Cottage with White Paling among Trees, Rembrandt Harmensz. van Rijn
Drawing in quill and reed pen in brown ink with brown wash and touches of opaque white and gray wash; roughly 7 x 10 inches (17 x 25 cm); in the collection of the Rijksmuseum. Image is zoomable on their page, you can also download it with the creation of a free “Rijksstudio” account.
The Rijksmuseum describes the gray wash as being added later, along with the framing line. I suspect the opaque white may have been added by a later hand as well, all in an effort to make the drawing more of a salable piece somewhere along the way, but the nature of the original shines through.
I just love Rembrandt’s landscape drawings, and my impression of them has always been that he drew them for his own pleasure, and not as presentation pieces.
Look at the beautiful way his seemingly casual lines indicating the foliage not only give the masses shape and texture, but a sense of motion as well, as if being stirred by wind across the landscape.
The little details like the hay wagon and the man sitting at the edge of the water give the drawing additional life and a sense of place.
The slats of the fence (the “white paling” of the title assigned to the drawing) are a visual treat, their thickly delineated rough edges contrasted by thinner strokes suggesting the wood’s weathered texture.

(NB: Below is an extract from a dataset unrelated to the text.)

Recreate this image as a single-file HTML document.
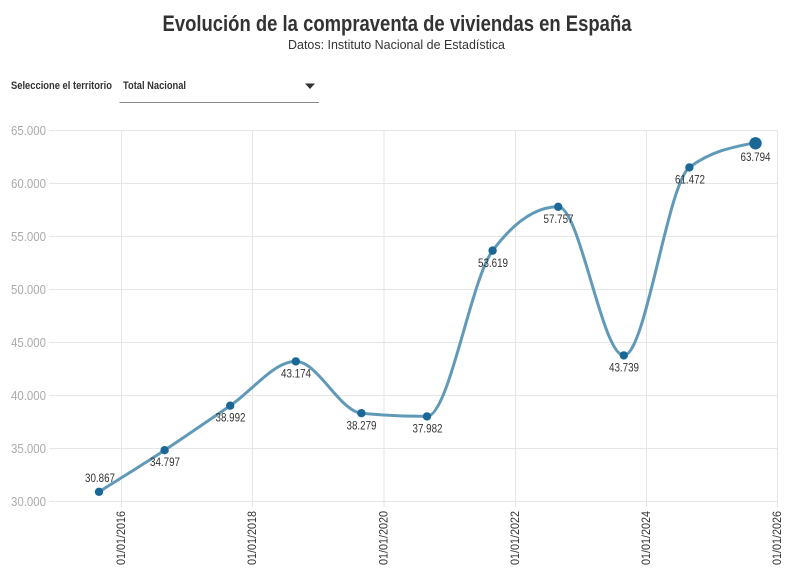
<!DOCTYPE html>
<html>
<head>
<meta charset="utf-8">
<style>
html,body{margin:0;padding:0;background:#fff;}
svg{display:block;}
text{font-family:"Liberation Sans Narrow","Liberation Sans",sans-serif;}
</style>
</head>
<body>
<svg width="794" height="575" viewBox="0 0 794 575" xmlns="http://www.w3.org/2000/svg">
  <rect width="794" height="575" fill="#fff"/>
  <!-- Title -->
  <text x="397" y="31" text-anchor="middle" font-size="22" font-weight="bold" fill="#333" textLength="469" lengthAdjust="spacingAndGlyphs">Evolución de la compraventa de viviendas en España</text>
  <text x="396.5" y="49" text-anchor="middle" font-size="13" fill="#333" textLength="217" lengthAdjust="spacingAndGlyphs">Datos: Instituto Nacional de Estadística</text>

  <!-- Dropdown -->
  <text x="11" y="89" font-size="11" font-weight="bold" fill="#333" textLength="101" lengthAdjust="spacingAndGlyphs">Seleccione el territorio</text>
  <text x="123" y="89" font-size="11" font-weight="bold" fill="#333" textLength="63" lengthAdjust="spacingAndGlyphs">Total Nacional</text>
  <polygon points="305,83.5 315,83.5 310,89" fill="#333"/>
  <line x1="119.5" y1="102.5" x2="319" y2="102.5" stroke="#888" stroke-width="1"/>

  <!-- Horizontal grid -->
  <g stroke="#e6e6e6" stroke-width="1">
    <line x1="49" y1="130.5" x2="778" y2="130.5"/>
    <line x1="49" y1="183.5" x2="778" y2="183.5"/>
    <line x1="49" y1="236.5" x2="778" y2="236.5"/>
    <line x1="49" y1="289.5" x2="778" y2="289.5"/>
    <line x1="49" y1="342.5" x2="778" y2="342.5"/>
    <line x1="49" y1="395.5" x2="778" y2="395.5"/>
    <line x1="49" y1="448.5" x2="778" y2="448.5"/>
    <line x1="49" y1="501.5" x2="778" y2="501.5"/>
  </g>
  <!-- Vertical grid -->
  <g stroke="#e6e6e6" stroke-width="1">
    <line x1="121.5" y1="130" x2="121.5" y2="507"/>
    <line x1="252.5" y1="130" x2="252.5" y2="507"/>
    <line x1="384" y1="130" x2="384" y2="507"/>
    <line x1="515.5" y1="130" x2="515.5" y2="507"/>
    <line x1="646.5" y1="130" x2="646.5" y2="507"/>
    <line x1="777.5" y1="130" x2="777.5" y2="507"/>
  </g>

  <!-- Y labels -->
  <g font-size="13" fill="#aaa" text-anchor="end">
    <text x="46" y="135" textLength="35" lengthAdjust="spacingAndGlyphs">65.000</text>
    <text x="46" y="188" textLength="35" lengthAdjust="spacingAndGlyphs">60.000</text>
    <text x="46" y="241" textLength="35" lengthAdjust="spacingAndGlyphs">55.000</text>
    <text x="46" y="294" textLength="35" lengthAdjust="spacingAndGlyphs">50.000</text>
    <text x="46" y="347" textLength="35" lengthAdjust="spacingAndGlyphs">45.000</text>
    <text x="46" y="400" textLength="35" lengthAdjust="spacingAndGlyphs">40.000</text>
    <text x="46" y="453" textLength="35" lengthAdjust="spacingAndGlyphs">35.000</text>
    <text x="46" y="506" textLength="35" lengthAdjust="spacingAndGlyphs">30.000</text>
  </g>

  <!-- X labels -->
  <g font-size="12" fill="#333" text-anchor="end">
    <text transform="translate(125,511) rotate(-90)" textLength="54" lengthAdjust="spacingAndGlyphs">01/01/2016</text>
    <text transform="translate(256,511) rotate(-90)" textLength="54" lengthAdjust="spacingAndGlyphs">01/01/2018</text>
    <text transform="translate(387.5,511) rotate(-90)" textLength="54" lengthAdjust="spacingAndGlyphs">01/01/2020</text>
    <text transform="translate(519,511) rotate(-90)" textLength="54" lengthAdjust="spacingAndGlyphs">01/01/2022</text>
    <text transform="translate(650,511) rotate(-90)" textLength="54" lengthAdjust="spacingAndGlyphs">01/01/2024</text>
    <text transform="translate(781,511) rotate(-90)" textLength="54" lengthAdjust="spacingAndGlyphs">01/01/2026</text>
  </g>

  <!-- Line -->
  <path d="M99,491.8 C120.87,478.18 142.73,464.54 164.6,450.2 C186.47,435.86 208.33,420.49 230.2,405.7 C252.07,390.91 273.93,361.4 295.8,361.4 C317.67,361.4 339.53,411.07 361.4,413.2 C383.27,415.33 404.13,416.4 427,416.4 C448.87,416.4 470.73,279.81 492.6,250.6 C514.47,221.39 536.33,206.8 558.2,206.8 C580.07,206.8 601.93,355.4 623.8,355.4 C645.67,355.4 667.53,183.8 689.4,167.4 C711.27,151 733.13,146.9 755,142.8" fill="none" stroke="#6199b8" stroke-width="3" stroke-linecap="round"/>

  <!-- Points -->
  <g fill="#1b6896">
    <circle cx="99" cy="491.8" r="4.2"/>
    <circle cx="164.6" cy="450.2" r="4.2"/>
    <circle cx="230.2" cy="405.7" r="4.2"/>
    <circle cx="295.8" cy="361.4" r="4.2"/>
    <circle cx="361.4" cy="413.2" r="4.2"/>
    <circle cx="427" cy="416.4" r="4.2"/>
    <circle cx="492.6" cy="250.6" r="4.2"/>
    <circle cx="558.2" cy="206.8" r="4.2"/>
    <circle cx="623.8" cy="355.4" r="4.2"/>
    <circle cx="689.4" cy="167.4" r="4.2"/>
    <circle cx="755.5" cy="143.3" r="6.2"/>
  </g>

  <!-- Value labels -->
  <g font-size="12" fill="#333" text-anchor="middle">
    <text x="100" y="482" textLength="30" lengthAdjust="spacingAndGlyphs">30.867</text>
    <text x="165" y="466" textLength="30" lengthAdjust="spacingAndGlyphs">34.797</text>
    <text x="230.5" y="421.5" textLength="30" lengthAdjust="spacingAndGlyphs">38.992</text>
    <text x="296" y="377.5" textLength="30" lengthAdjust="spacingAndGlyphs">43.174</text>
    <text x="361.5" y="429.5" textLength="30" lengthAdjust="spacingAndGlyphs">38.279</text>
    <text x="427.5" y="432.5" textLength="30" lengthAdjust="spacingAndGlyphs">37.982</text>
    <text x="493" y="267" textLength="30" lengthAdjust="spacingAndGlyphs">53.619</text>
    <text x="558.5" y="223" textLength="30" lengthAdjust="spacingAndGlyphs">57.757</text>
    <text x="624" y="371.5" textLength="30" lengthAdjust="spacingAndGlyphs">43.739</text>
    <text x="690" y="183.5" textLength="30" lengthAdjust="spacingAndGlyphs">61.472</text>
    <text x="755.5" y="161" textLength="30" lengthAdjust="spacingAndGlyphs">63.794</text>
  </g>
</svg>
</body>
</html>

The fence slats, along with some of the shapes of the foliage behind it, are beautifully set off by the tone applied to the cottage and the darker foliage.
Look at the quick indications of flowers in front of the fence — this isn’t just a building, it’s someone’s home.
The reflections in the pond-like depression in front of the fence and the soft indication of the larger body of water and shore and buildings beyond are marvels of suggestion.
I don’t know anyone, with the possible exception of Shakespeare, who can say so much in so few lines.